« Comment 1 % de la population de l’UE pourrait-il dicter sa volonté aux 99 % restants ? », s’écrie un responsable européen à Dublin (Libération du 18/10/02). Cette question était posée pour s’inquiéter de ce que les Irlandais puissent, en votant majoritairement non, refuser la ratification d’un traité qui concerne l’Europe entière. En juin 2001, les Irlandais avaient dit non. Nous allons aider ce « responsable » à minimiser encore le poids des Irlandais nieurs.
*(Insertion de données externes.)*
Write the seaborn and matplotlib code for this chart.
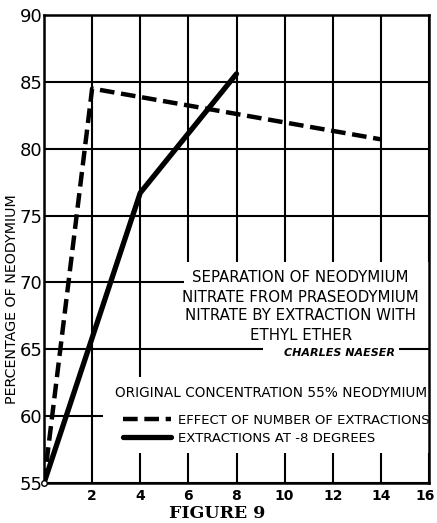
import pandas as pd
import matplotlib
matplotlib.use("Agg")
import matplotlib.pyplot as plt
import matplotlib.transforms as mtrans
import seaborn as sns
from matplotlib.patches import Rectangle

# data
extractions = [0, 2, 14]
pct_extractions = [55.0, 84.5, 80.7]
degrees_x = [0, 4, 8]
pct_degrees = [55.0, 76.7, 85.6]

x_ticks = [0, 2, 4, 6, 8, 10, 12, 14, 16]
x_labels = ["", "2", "4", "6", "8", "10", "12", "14", "16"]
y_ticks = [55, 60, 65, 70, 75, 80, 85, 90]

title_lines = ["SEPARATION OF NEODYMIUM",
               "NITRATE FROM PRASEODYMIUM",
               "NITRATE BY EXTRACTION WITH",
               "ETHYL ETHER"]
author = "CHARLES NAESER"
note = "ORIGINAL CONCENTRATION 55% NEODYMIUM"
series_names = ["EFFECT OF NUMBER OF EXTRACTIONS", "EXTRACTIONS AT -8 DEGREES"]

df1 = pd.DataFrame({"x": extractions, "y": pct_extractions, "s": series_names[0]})
df2 = pd.DataFrame({"x": degrees_x, "y": pct_degrees, "s": series_names[1]})

sns.set_style("white")
plt.rcParams["font.family"] = ["DejaVu Sans"]
plt.rcParams["text.color"] = "black"
plt.rcParams["xtick.color"] = "black"
plt.rcParams["ytick.color"] = "black"

fig = plt.figure(figsize=(4.37, 5.23), dpi=100)
ax = fig.add_axes([44 / 437, 1 - 483 / 523, 385 / 437, 468 / 523])

sns.lineplot(data=df1, x="x", y="y", color="black", lw=3.2, ax=ax, zorder=5)
sns.lineplot(data=df2, x="x", y="y", color="black", lw=3.8, ax=ax, zorder=5)
l1, l2 = ax.lines[0], ax.lines[1]
l1.set_dashes((3.3, 1.5))
l1.set_solid_capstyle("butt")
# little open circle at the origin point
ax.plot(extractions[:1], pct_extractions[:1], marker="o", ms=4, mfc="white",
        mec="black", mew=1, zorder=6, clip_on=False)

ax.set_xlim(0, 16)
ax.set_ylim(55, 90)
ax.set_xticks(x_ticks)
ax.set_xticklabels(x_labels, fontsize=10, fontweight="bold")
ax.set_yticks(y_ticks)
ax.set_yticklabels([str(v) for v in y_ticks], fontsize=13)
ax.tick_params(length=0, pad=1)
ax.tick_params(axis="x", pad=4)
last = ax.get_xticklabels()[-1]
last.set_transform(last.get_transform() + mtrans.ScaledTranslation(-4 / 100, 0, fig.dpi_scale_trans))
ax.grid(True, color="black", lw=1.5, zorder=0)
ax.set_axisbelow(True)
for sp in ax.spines.values():
    sp.set_color("black")
    sp.set_linewidth(1.8)
ax.set_xlabel("")
ax.set_ylabel("")

# blank panels where the caption sits on the grid
ax.add_patch(Rectangle((5.8, 62.9), 10.2, 8.6, facecolor="white", edgecolor="none", zorder=1))
ax.add_patch(Rectangle((2.46, 57.25), 13.54, 5.65, facecolor="white", edgecolor="none", zorder=1))
ax.hlines(65, 5.8, 9.1, color="black", lw=1.5, zorder=2)
ax.hlines(65, 14.75, 16, color="black", lw=1.5, zorder=2)

cx = (300 - 44) / 24
for i, t in enumerate(title_lines):
    ax.text(cx, 90 - (278 + 19 * i - 15) / 468 * 35, t, ha="center", va="center",
            fontsize=10.8, zorder=3)
ax.text((339 - 44) / 24, 90 - (353 - 15) / 468 * 35, author, ha="center", va="center",
        fontsize=8, style="italic", fontweight="bold", zorder=3)
ax.text((270 - 44) / 24, 90 - (393 - 15) / 468 * 35, note, ha="center", va="center",
        fontsize=9.8, zorder=3)

leg = ax.legend([l1, l2], series_names, loc="upper left",
                bbox_to_anchor=(123 / 437, 1 - 414 / 523), bbox_transform=fig.transFigure,
                frameon=False, fontsize=9.5, handlelength=3.6, handletextpad=0.6,
                labelspacing=0.35, borderpad=0, borderaxespad=0)

fig.text(12 / 437, 1 - 299 / 523, "PERCENTAGE OF NEODYMIUM", rotation=90,
         ha="center", va="center", fontsize=10.3)
fig.text(217 / 437, 1 - 514 / 523, "FIGURE 9", ha="center", va="center",
         fontsize=12.5, fontweight="bold", family="DejaVu Serif")

fig.savefig("out.png", dpi=100)
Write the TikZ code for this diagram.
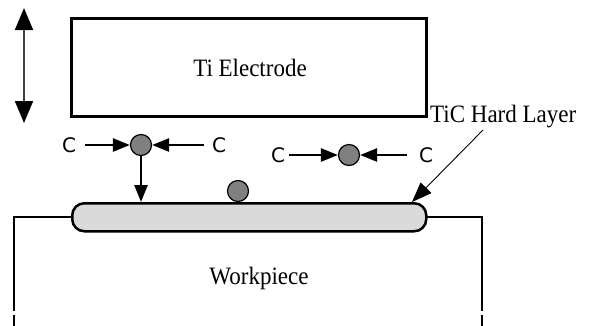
\documentclass[tikz,border=0pt]{standalone}
\usepackage{fontspec}
\setmainfont{Liberation Serif}
\newfontfamily\condserif[FakeStretch=0.92]{Liberation Serif}
\newfontfamily\csans{DejaVu Sans}
\usetikzlibrary{arrows.meta,calc}
\definecolor{ballgray}{RGB}{128,128,128}
\definecolor{layergray}{RGB}{218,218,218}
\definecolor{shaftgray}{RGB}{64,64,64}
\begin{document}
\begin{tikzpicture}[x=1pt,y=-1pt,
  box/.style={draw, line width=2.5pt, inner sep=0pt},
  lbl/.style={font=\condserif\fontsize{25}{25}\selectfont, inner sep=0pt},
  ctext/.style={font=\csans\fontsize{20}{20}\selectfont, inner sep=0pt},
  ball/.style={circle, draw, line width=1.2pt, fill=ballgray, minimum size=21pt, inner sep=0pt},
  carrow/.style={line width=2.5pt, -{Triangle[length=17pt,width=13pt]}},
  wall/.style={line width=2.5pt},
]
\useasboundingbox (0,0) rectangle (602,325);
% electrode
\node[box, minimum width=355pt, minimum height=98pt, anchor=north west] (elec) at (70,17) {};
\node[lbl, anchor=base] (elabel) at (250,76) {Ti Electrode};
% up-down arrow
\coordinate (up) at (24,8);
\coordinate (dn) at (24,123);
\draw[line width=1.8pt, draw=shaftgray,
  {Triangle[length=22pt,width=18pt,color=black]}-{Triangle[length=22pt,width=18pt,color=black]}] (up) -- (dn);
% workpiece
\draw[wall] (14,311) -- (14,217) -- (482,217) -- (482,311);
\draw[wall] (14,315) -- (14,326);
\draw[wall] (482,315) -- (482,326);
\node[lbl, anchor=base] (wp) at (259,284) {Workpiece};
% layer
\node[box, rounded corners=12pt, fill=layergray, minimum width=354pt, minimum height=28pt, anchor=north west] (layer) at (71,202) {};
% balls
\node[ball] (b1) at (141,145) {};
\node[ball] (b2) at (349,155) {};
\node[ball] (b3) at (238,191) {};
% carbon labels
\node[ctext] (c1l) at (69,145) {C};
\node[ctext] (c1r) at (219,145) {C};
\node[ctext] (c2l) at (278,155) {C};
\node[ctext] (c2r) at (426,155) {C};
\draw[carrow, shorten <=9pt] (c1l) -- (b1);
\draw[carrow, shorten <=8pt] (c1r) -- (b1);
\draw[carrow, shorten <=4pt] (c2l) -- (b2);
\draw[carrow, shorten <=12pt] (c2r) -- (b2);
\draw[carrow] (b1) -- (b1 |- layer.north);
% label with leader
\node[lbl, anchor=base west] (tic) at (430,122) {TiC Hard Layer};
\coordinate (lead) at (483,130);
\coordinate (tip) at (412,202);
\draw[line width=0.9pt, -{Triangle[length=20pt,width=15pt]}] (lead) -- (tip);
\end{tikzpicture}
\end{document}
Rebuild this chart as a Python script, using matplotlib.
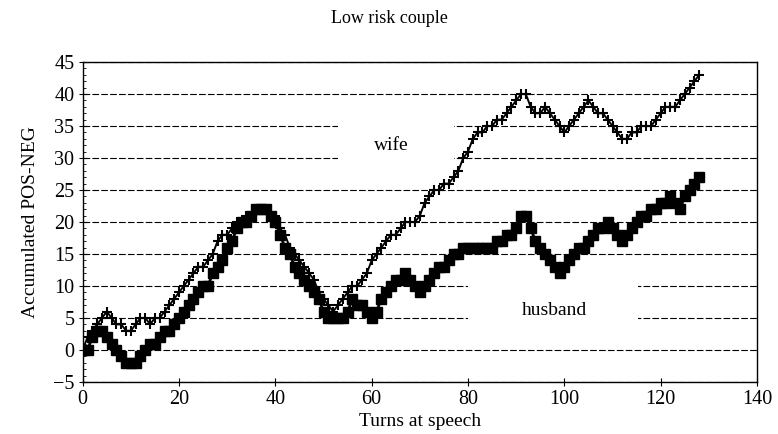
import numpy as np
import matplotlib
matplotlib.use("Agg")
import matplotlib.pyplot as plt
from matplotlib.patches import Rectangle

plt.rcParams['font.family'] = ['Liberation Serif', 'DejaVu Serif']

# accumulated POS-NEG per turn
wife = [0, 2, 3, 4, 5, 6, 5, 4, 4, 3, 3, 4, 5, 5, 4, 5, 5, 6, 7, 8,
        9, 10, 11, 12, 13, 13, 14, 15, 17, 18, 18, 19, 20, 20, 21, 21, 22, 22, 22, 21,
        21, 19, 18, 16, 15, 14, 13, 12, 11, 9, 8, 7, 6, 7, 8, 9, 10, 10, 11, 12,
        14, 15, 16, 17, 18, 18, 19, 20, 20, 20, 21, 23, 24, 25, 25, 26, 26, 27, 28, 30,
        31, 33, 34, 34, 35, 35, 36, 36, 37, 38, 39, 40, 40, 38, 37, 37, 38, 37, 36, 35,
        34, 35, 36, 37, 38, 39, 38, 37, 37, 36, 35, 34, 33, 33, 34, 34, 35, 35, 35, 36,
        37, 38, 38, 38, 39, 40, 41, 42, 43]
husband = [0, 0, 2, 3, 3, 2, 1, 0, -1, -2, -2, -2, -1, 0, 1, 1, 2, 3, 3, 4,
           5, 6, 7, 8, 9, 10, 10, 12, 13, 14, 16, 17, 19, 20, 20, 21, 22, 22, 22, 21,
           20, 18, 16, 15, 13, 12, 11, 10, 9, 8, 6, 5, 5, 5, 5, 6, 8, 7, 7, 6,
           5, 6, 8, 9, 10, 11, 11, 12, 11, 10, 9, 10, 11, 12, 13, 13, 14, 15, 15, 16,
           16, 16, 16, 16, 16, 16, 17, 17, 18, 18, 19, 21, 21, 19, 17, 16, 15, 14, 13, 12,
           13, 14, 15, 16, 16, 17, 18, 19, 19, 20, 19, 18, 17, 18, 19, 20, 21, 21, 22, 22,
           23, 23, 24, 23, 22, 24, 25, 26, 27]
turns = np.arange(len(wife))

fig = plt.figure(figsize=(7.78, 4.34), dpi=100)
ax = fig.add_axes([0.1063, 0.12, 0.8667, 0.737])

for yv in range(-5, 50, 5):
    ax.axhline(yv, color='black', lw=0.8, ls=(0, (6, 2)), zorder=1)

# white boxes behind the labels (gridlines are broken there)
ax.add_patch(Rectangle((53, 27), 24, 10.5, facecolor='white', edgecolor='none', zorder=2))
ax.add_patch(Rectangle((80, 2.5), 35.3, 9.3, facecolor='white', edgecolor='none', zorder=2))

ax.plot(turns, husband, color='black', lw=2, marker='s', ms=7, mec='black', mfc='black', zorder=3)
ax.plot(turns, wife, color='black', lw=1.4, marker='+', ms=7, mew=1.5, zorder=4)

ax.text(64, 32, 'wife', fontsize=14, ha='center', va='center', zorder=5)
ax.text(98, 6.2, 'husband', fontsize=14, ha='center', va='center', zorder=5)

ax.set_xlim(0, 140)
ax.set_ylim(-5, 45)
ax.set_xticks(range(0, 141, 20))
ax.set_yticks(range(-5, 46, 5))
ax.tick_params(labelsize=14.5, direction='inout', length=6, width=0.8, pad=3)
ax.yaxis.set_minor_locator(plt.MultipleLocator(1))
ax.tick_params(which='minor', direction='in', length=2, width=0.6)
for s in ax.spines.values():
    s.set_linewidth(1.0)

ax.set_xlabel('Turns at speech', fontsize=14, labelpad=3)
ax.set_ylabel('Accumulated POS-NEG', fontsize=14, labelpad=10)
fig.text(0.5, 0.958, 'Low risk couple', fontsize=13, ha='center', va='center')

fig.savefig('out.png', dpi=100)
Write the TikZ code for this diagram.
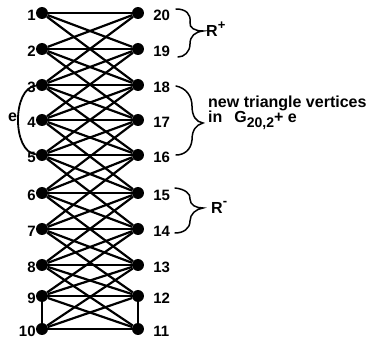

Les Irlandais sont, en effet, 3,8 millions, soit 1 % des 380 millions d’habitants de l’UE. Mais ils ne sont pas tous des électeurs : faut-il incriminer pour le choix du pays les enfants qui ne sont pas encore électeurs, les anarchistes qui se refusent à l’être, les condamnés à la privation du droit de vote ? En France, il y a 41,2 millions d’inscrits sur les listes pour près de 60 millions d’habitants. Si les Irlandais sont aussi jeunes, aussi peu déchus de leurs droits civiques que les Français, il doit y avoir également un peu moins de 70 % des habitants qui sont inscrits, disons 2,6 millions d’électeurs, soit 0,7 % de la population européenne.
En 2001, lors du premier scrutin, il y avait eu 68 % d’abstentions, soit, sur cette base de 2,6 millions d’électeurs, 830 000 votants : on est ici à 0,22 % de la population. Parmi eux, les « non » avaient représenté 54 %, soit (toujours sur notre base) moins de 450 000 personnes, soit 0,12 % de la population européenne. Tous coupables ? Le résultat du vote se fait par différence. Il y avait eu 382 000 votants « oui ». On ne peut en vouloir à 381 999 des votes « non » : s’il n’y avait eu qu’eux, le « oui » l’aurait emporté. Les fautifs sont donc les « non » surpassant les « oui », soit, dans notre chiffrage, 66 500 personnes : la question devient « comment 0,02 % de la population de l’UE pourrait-il dicter sa volonté aux 99,98 % restants ? »
On peut ici remarquer que finalement, les Irlandais se sont prononcés (à 63 % des votants) pour la ratification. Le traité a donc reposé sur quelques dizaines de milliers de votants supplémentaires. La question initiale reste vraie, puisque un très faible pourcentage a finalement permis l’entrée en vigueur du traité. Elle a pourtant disparu, instantanément oubliée : il semble que le sens de la réponse conditionne l’existence de la question.
Question à laquelle il convient de répondre une fois pour toutes : comment ? Mais simplement parce que c’est le principe du scrutin démocratique. Si le traité avait été soumis à un unique référendum aux 380 millions de citoyens, et que le choix (oui ou non, peu importe) l’ait emporté d’une seule voix, aurait-il été moins ratifié parce « dicté » par 0,0000002 % de la population ? Politiquement plus fragile, certes, mais légalement tout aussi valable. C’est le miracle du vote : un seul votant peut changer les structures. On pense à une nouvelle de science fiction d’Isaac Asimov où les élections sont faites par un seul électeur, sélectionné à chaque consultation par ordinateur, comme étant celui qui représente le choix de la majorité : puisque le résultat est toujours soit A soit B, il suffit de connaître le résultat pour réduire les votes, donc le coût d’une élection. Mais on pensera surtout à l’Histoire de France : la République y fut instaurée par adoption de l’amendement Wallon, en 1875, à la Chambre des Députés... à une seule voix de majorité.